-- Start --
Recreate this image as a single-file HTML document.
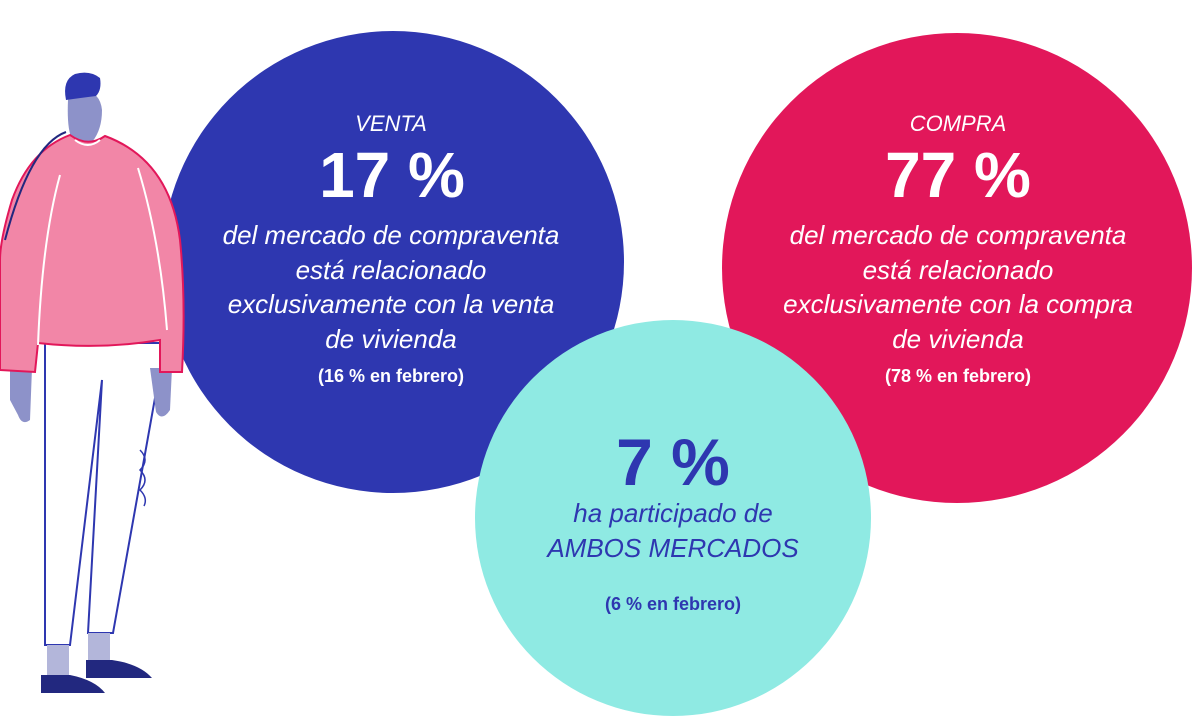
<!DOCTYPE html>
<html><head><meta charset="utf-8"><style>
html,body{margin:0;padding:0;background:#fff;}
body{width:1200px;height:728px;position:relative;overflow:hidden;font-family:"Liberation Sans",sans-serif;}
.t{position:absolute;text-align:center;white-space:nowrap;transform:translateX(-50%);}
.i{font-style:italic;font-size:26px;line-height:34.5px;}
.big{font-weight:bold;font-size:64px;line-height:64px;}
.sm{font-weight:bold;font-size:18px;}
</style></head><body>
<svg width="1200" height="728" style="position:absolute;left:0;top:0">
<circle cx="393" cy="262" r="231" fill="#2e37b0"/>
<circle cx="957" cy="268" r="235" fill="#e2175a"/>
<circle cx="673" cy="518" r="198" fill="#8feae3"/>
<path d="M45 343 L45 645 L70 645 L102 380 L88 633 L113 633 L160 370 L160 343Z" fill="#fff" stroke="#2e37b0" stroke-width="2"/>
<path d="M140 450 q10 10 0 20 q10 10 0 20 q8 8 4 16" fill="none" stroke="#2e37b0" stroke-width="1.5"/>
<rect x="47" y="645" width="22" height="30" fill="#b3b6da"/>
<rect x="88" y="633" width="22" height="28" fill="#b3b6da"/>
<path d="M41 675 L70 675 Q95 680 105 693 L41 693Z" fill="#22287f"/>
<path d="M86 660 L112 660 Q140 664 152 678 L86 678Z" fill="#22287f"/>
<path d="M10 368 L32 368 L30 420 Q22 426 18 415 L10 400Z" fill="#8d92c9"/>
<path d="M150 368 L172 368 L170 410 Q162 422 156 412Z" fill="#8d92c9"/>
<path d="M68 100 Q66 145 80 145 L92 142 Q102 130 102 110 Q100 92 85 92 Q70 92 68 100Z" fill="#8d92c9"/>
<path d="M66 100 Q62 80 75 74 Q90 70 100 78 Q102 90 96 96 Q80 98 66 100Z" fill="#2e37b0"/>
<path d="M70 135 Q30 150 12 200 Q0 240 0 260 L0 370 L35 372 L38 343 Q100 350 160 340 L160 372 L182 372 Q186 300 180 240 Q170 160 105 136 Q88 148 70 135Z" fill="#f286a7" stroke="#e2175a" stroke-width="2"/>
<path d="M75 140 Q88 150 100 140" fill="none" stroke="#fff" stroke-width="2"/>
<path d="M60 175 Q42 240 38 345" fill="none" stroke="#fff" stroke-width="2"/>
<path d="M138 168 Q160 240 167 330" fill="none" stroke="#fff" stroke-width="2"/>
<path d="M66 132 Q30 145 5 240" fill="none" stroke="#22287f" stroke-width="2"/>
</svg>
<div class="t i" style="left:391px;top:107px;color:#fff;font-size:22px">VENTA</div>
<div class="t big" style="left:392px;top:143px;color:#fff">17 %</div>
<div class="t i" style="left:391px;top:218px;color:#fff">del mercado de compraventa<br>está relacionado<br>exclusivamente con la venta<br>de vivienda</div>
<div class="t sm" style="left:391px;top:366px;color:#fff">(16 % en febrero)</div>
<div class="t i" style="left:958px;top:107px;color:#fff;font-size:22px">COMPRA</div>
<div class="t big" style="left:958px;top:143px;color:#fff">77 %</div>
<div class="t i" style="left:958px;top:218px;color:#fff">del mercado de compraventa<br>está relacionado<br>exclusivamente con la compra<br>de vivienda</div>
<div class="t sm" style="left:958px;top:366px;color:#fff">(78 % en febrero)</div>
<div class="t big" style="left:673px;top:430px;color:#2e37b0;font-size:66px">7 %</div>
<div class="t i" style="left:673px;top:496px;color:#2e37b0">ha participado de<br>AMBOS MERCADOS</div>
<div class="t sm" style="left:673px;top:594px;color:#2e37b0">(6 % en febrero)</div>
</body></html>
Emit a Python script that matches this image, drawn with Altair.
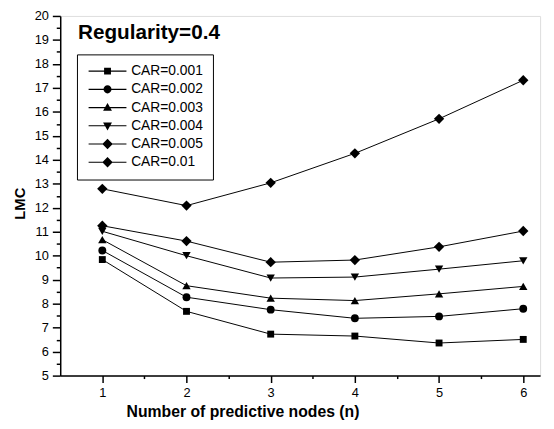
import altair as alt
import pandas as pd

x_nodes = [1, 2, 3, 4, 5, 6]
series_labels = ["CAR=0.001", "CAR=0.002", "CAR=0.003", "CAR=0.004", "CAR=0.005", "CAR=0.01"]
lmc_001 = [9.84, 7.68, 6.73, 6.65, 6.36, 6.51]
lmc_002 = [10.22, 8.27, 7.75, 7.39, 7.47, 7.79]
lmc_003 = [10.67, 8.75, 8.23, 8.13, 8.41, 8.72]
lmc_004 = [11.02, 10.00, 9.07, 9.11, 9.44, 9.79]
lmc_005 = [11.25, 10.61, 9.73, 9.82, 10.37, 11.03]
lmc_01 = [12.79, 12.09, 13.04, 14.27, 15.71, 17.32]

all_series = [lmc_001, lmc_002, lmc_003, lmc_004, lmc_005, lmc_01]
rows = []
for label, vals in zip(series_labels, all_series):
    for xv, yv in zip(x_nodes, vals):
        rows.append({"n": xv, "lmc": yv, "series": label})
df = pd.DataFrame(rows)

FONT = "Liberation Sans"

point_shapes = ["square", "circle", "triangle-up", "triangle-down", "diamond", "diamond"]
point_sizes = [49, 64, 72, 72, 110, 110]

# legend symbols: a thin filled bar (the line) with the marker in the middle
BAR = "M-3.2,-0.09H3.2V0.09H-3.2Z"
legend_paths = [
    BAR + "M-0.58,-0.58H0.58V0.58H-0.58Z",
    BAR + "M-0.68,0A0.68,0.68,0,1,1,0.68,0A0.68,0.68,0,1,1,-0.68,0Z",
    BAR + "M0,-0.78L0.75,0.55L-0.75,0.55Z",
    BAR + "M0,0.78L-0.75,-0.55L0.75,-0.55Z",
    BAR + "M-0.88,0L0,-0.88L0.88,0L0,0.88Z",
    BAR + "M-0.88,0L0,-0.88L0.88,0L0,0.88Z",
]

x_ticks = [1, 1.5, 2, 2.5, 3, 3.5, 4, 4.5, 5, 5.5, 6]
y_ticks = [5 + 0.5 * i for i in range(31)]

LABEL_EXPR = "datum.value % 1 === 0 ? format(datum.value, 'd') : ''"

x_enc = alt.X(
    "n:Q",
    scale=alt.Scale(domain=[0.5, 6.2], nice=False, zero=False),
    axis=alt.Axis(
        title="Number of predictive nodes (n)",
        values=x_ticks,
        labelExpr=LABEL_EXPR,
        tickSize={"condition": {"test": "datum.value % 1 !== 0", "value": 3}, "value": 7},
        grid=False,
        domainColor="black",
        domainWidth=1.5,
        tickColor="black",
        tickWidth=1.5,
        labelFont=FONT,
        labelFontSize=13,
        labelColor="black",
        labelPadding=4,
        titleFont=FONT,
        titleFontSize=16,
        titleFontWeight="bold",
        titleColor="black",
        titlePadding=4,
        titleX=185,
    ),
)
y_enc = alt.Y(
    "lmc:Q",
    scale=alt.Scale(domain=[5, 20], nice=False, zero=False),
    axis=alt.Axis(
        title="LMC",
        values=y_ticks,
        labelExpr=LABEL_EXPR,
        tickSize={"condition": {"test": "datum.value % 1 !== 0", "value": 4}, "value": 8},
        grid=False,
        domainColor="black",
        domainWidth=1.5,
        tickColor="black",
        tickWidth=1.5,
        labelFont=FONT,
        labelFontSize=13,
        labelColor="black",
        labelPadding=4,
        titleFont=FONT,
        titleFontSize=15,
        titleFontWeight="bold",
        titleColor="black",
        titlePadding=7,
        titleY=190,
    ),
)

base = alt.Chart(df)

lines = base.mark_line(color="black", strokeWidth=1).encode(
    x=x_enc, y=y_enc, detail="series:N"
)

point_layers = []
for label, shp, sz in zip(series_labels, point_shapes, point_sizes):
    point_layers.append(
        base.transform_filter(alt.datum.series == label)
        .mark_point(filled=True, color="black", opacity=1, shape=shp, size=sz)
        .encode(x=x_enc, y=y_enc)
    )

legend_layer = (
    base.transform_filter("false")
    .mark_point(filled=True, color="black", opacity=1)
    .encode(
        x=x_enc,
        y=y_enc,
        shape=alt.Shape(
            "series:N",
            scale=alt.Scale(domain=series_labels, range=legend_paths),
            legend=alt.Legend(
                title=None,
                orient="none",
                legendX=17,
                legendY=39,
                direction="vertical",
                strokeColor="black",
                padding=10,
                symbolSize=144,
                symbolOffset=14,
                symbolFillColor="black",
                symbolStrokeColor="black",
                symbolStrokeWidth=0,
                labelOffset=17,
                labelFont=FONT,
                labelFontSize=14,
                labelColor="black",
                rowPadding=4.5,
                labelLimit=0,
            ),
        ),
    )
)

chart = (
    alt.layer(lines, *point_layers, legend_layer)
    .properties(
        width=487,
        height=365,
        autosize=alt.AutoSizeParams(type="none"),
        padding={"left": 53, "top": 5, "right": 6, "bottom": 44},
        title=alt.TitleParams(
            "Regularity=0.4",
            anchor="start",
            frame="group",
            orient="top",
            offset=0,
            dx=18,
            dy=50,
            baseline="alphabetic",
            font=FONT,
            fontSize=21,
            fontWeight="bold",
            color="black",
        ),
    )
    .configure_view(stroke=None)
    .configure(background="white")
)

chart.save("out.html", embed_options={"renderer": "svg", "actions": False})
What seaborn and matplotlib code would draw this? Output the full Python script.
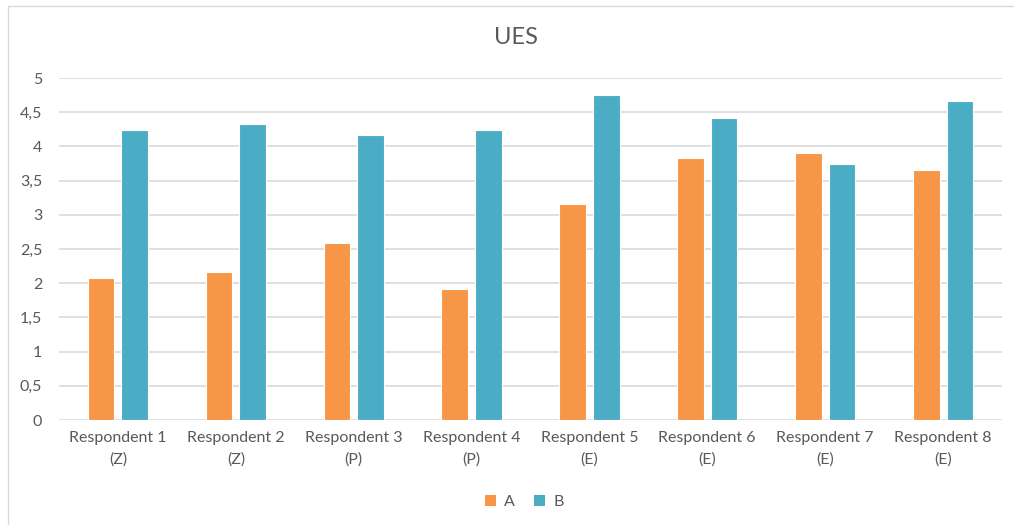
-- End --
• **Given problem**
Look above for the line containing "Emit a Python", then write out every line from there down to the line containing "import pandas as pd", that line included, with no pictures.

• **Exercise solution**
Emit a Python script that matches this image, drawn with Altair.
import altair as alt
import pandas as pd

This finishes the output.